El río que sacude al Gabinete Jara y al gobierno de Ollanta Humala arrastra piedras nuevas. Si tras serle denegada la confianza al Gabinete Cornejo el ‘impasse’ pudo salvarse en cuestión de horas, el entuerto actual necesitaría de una semana, por lo menos, para resolverse. Aquella vez la opinión pública cohesionada y una entrevista matutina a Mario Vargas Llosa llamando a la cordura destrabaron la situación.
Hoy la cosa tiene otro color. El Gobierno yace entre culposo y pusilánime, y la oposición, envalentonada. De pronto, se hace público sin rubor el cálculo de la oposición: “Tumbémosle los gabinetes a Humala, no pasará nada, no convocará a elecciones porque su bancada se reduciría y, si lo hace, nosotros meteríamos más congresistas de los que tenemos actualmente”. Así, la oposición política y mediática van calentando el ambiente y arrejuntando huevos en la canasta del corto plazo.

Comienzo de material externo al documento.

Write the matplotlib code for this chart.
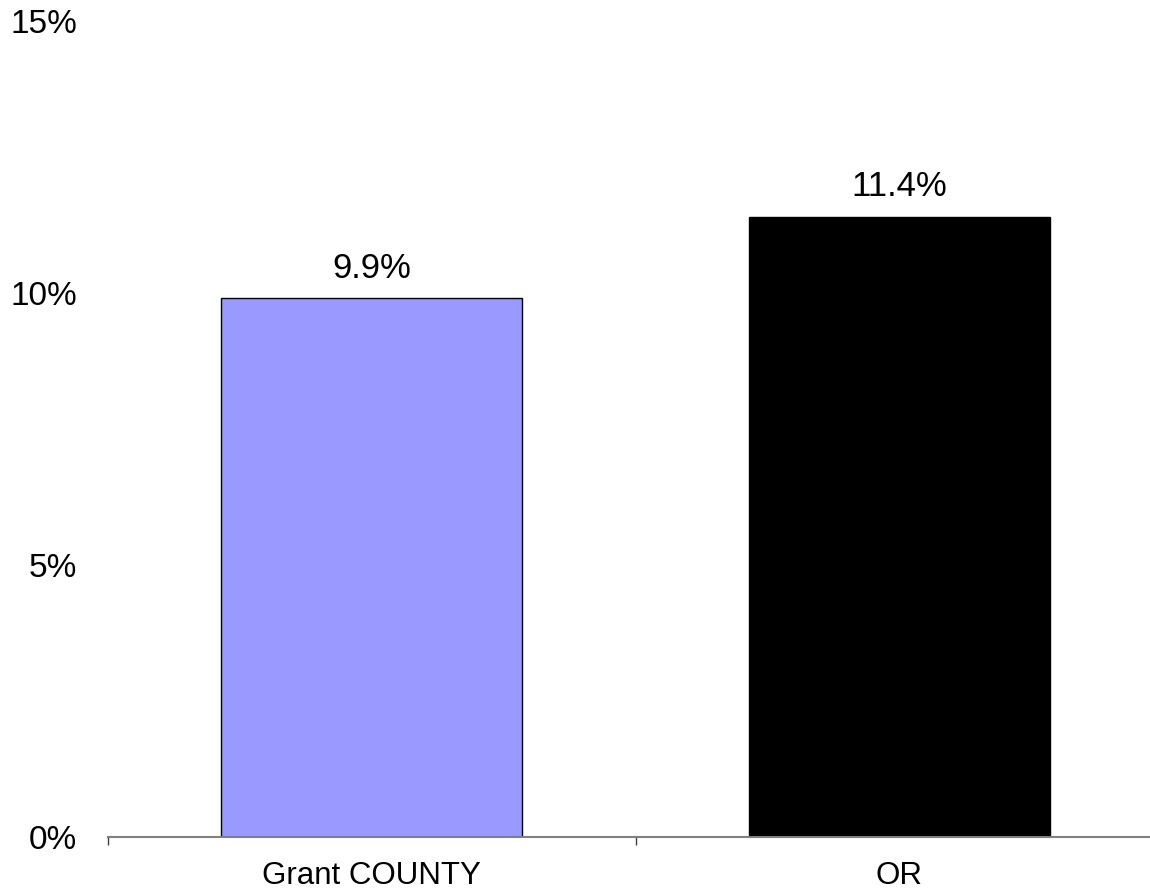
import matplotlib
matplotlib.use("Agg")
import matplotlib.pyplot as plt
from matplotlib.ticker import FixedLocator

categories = ["Grant COUNTY", "OR"]
values = [9.9, 11.4]
colors = ["#9999FF", "#000000"]
yticks = [0, 5, 10, 15]
ytick_labels = ["0%", "5%", "10%", "15%"]

plt.rcParams['font.family'] = ['Liberation Sans', 'DejaVu Sans']

fig = plt.figure(figsize=(11.5, 8.9), dpi=100)
ax = fig.add_axes([108/1150, 53/890, 1055/1150, 816/890])

x = list(range(len(categories)))
bars = ax.bar(x, values, width=0.571, color=colors, edgecolor="black", linewidth=1.0)

for xi, v in zip(x, values):
    ax.annotate(f"{v:.1f}%", (xi, v), xytext=(0, 10), textcoords="offset points",
                ha="center", va="bottom", fontsize=25)

ax.set_xlim(-0.5, len(categories) - 0.5)
ax.set_ylim(0, 15)
ax.set_yticks(yticks)
ax.set_yticklabels(ytick_labels, fontsize=24)
ax.set_xticks(x)
ax.set_xticklabels(categories, fontsize=22.5)
ax.xaxis.set_minor_locator(FixedLocator([i - 0.5 for i in range(len(categories) + 1)]))
ax.tick_params(axis='x', which='major', length=0, pad=17)
ax.tick_params(axis='x', which='minor', length=6, width=1, color="#404040", direction='out')
ax.tick_params(axis='y', length=0, pad=22)

for s in ["top", "right", "left"]:
    ax.spines[s].set_visible(False)
ax.spines["bottom"].set_color("#808080")
ax.spines["bottom"].set_linewidth(1.5)

fig.savefig("out.png", dpi=100)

Sin embargo, y es lo importante, la estrategia de confrontación no es novedosa por su lógica política, sino porque, por primera vez, la oposición parece dispuesta a efectuarla. La estrategia, en realidad, hubiera podido aplicarse contra los gobiernos de Alejandro Toledo y de Alan García. Al igual que Humala, sus cuotas de popularidad eran exiguas y unas elecciones adelantadas hubieran reducido sus bancadas a medio mandato. Unas elecciones en el 2004 hubieran desaparecido la bancada de Toledo y otras en el 2009 habrían dejado al Apra con la escuálida bancada que posee hoy. Entonces, aunque la oposición a aquellos gobiernos hubiera podido coludirse para poner contra las cuerdas a alguno de sus gabinetes, nunca apostaron a ganarse alguito con su caída. ¿Por qué hoy sí se considera la estrategia que antes solo era teoría?
Aunque se leen a diario análisis que personalizan responsabilidades, el entrampamiento es menos una novedad que la radicalización de aquello que nos ha acompañado en las últimas dos décadas: la levedad de la política. Levedad que se ha hecho insoportable. Si la ausencia y/o debilidad de partidos, sindicatos y hasta de políticos facilitó el crecimiento económico, ahora es responsable de la desaceleración y de un ‘impasse’ político que puede terminar en crisis. La levedad de la política se agudizó hasta hacerse insoportable para la economía, la democracia y la sociedad.
El Gobierno es la primera manifestación de esto, aunque no la más grave. Es un gobierno deprimido, sin convicciones y con una bancada parlamentaria entre aletargada y llena de potenciales desertores. Como le sucedía a Toledo, Humala sabe que tantos problemas como la oposición los trae una bancada propia de ‘amateurs’ inorgánicos. Fernando Rospigliosi afirma en este Diario que el Gobierno no sabe ceder y que está acostumbrado a hacer lo que le da la gana como en un cuartel. ¿En serio? ¿Hay algún otro gobierno latinoamericano que haya cedido más en sus propuestas que el de Humala? La falencia principal de este gobierno es su precariedad depresiva, no su fortaleza bravucona.
Pero la miseria política peruana despliega todo su esplendor en el Congreso y en la oposición particularmente. ¿A qué se oponen nuestros parlamentarios? ¿A algo de la mayor trascendencia como para meter al país en un limbo institucional? No: rencillas personales, intereses calatos que ni siquiera son disfrazados de ideología y se piden cabezas aunque no se propongan ideas para reemplazarlas. Y todo esto al amparo del subterfugio leguleyo de la “abstención”, recurso ideal para el político de poca monta. Repito: la situación por la cual un congreso fragmentado puede poner en problemas a un Ejecutivo débil no es novedad; lo es, en cambio, que la levedad política haya llegado a tal punto que aquello que antes daba vergüenza por cortoplacista y chavetero hoy se considera legítimo. Y la cosa solo va a empeorar. Y quienes deberían poner paños fríos en sus huestes, Alan García y Keiko Fujimori, alientan la chatura.
El Gobierno de Toledo y el de García fueron una anomalía en la historia política peruana donde lo usual fue siempre que un presidente sin mayoría en el Congreso fuera expelido del cargo por un golpe de Estado germinado al calor de las desavenencias entre el Ejecutivo y Legislativo. Hoy nadie dará un golpe de Estado, pero nuestros ligeros políticos deberían dejar de jugar con los dados del deterioro democrático. Aunque tal vez, simplemente, no puedan actuar de otra manera porque jamás construimos las instituciones que obligan a que los actores piensen en términos de colaboración y largo plazo. Y ahí, entonces, la culpa es de todos nosotros.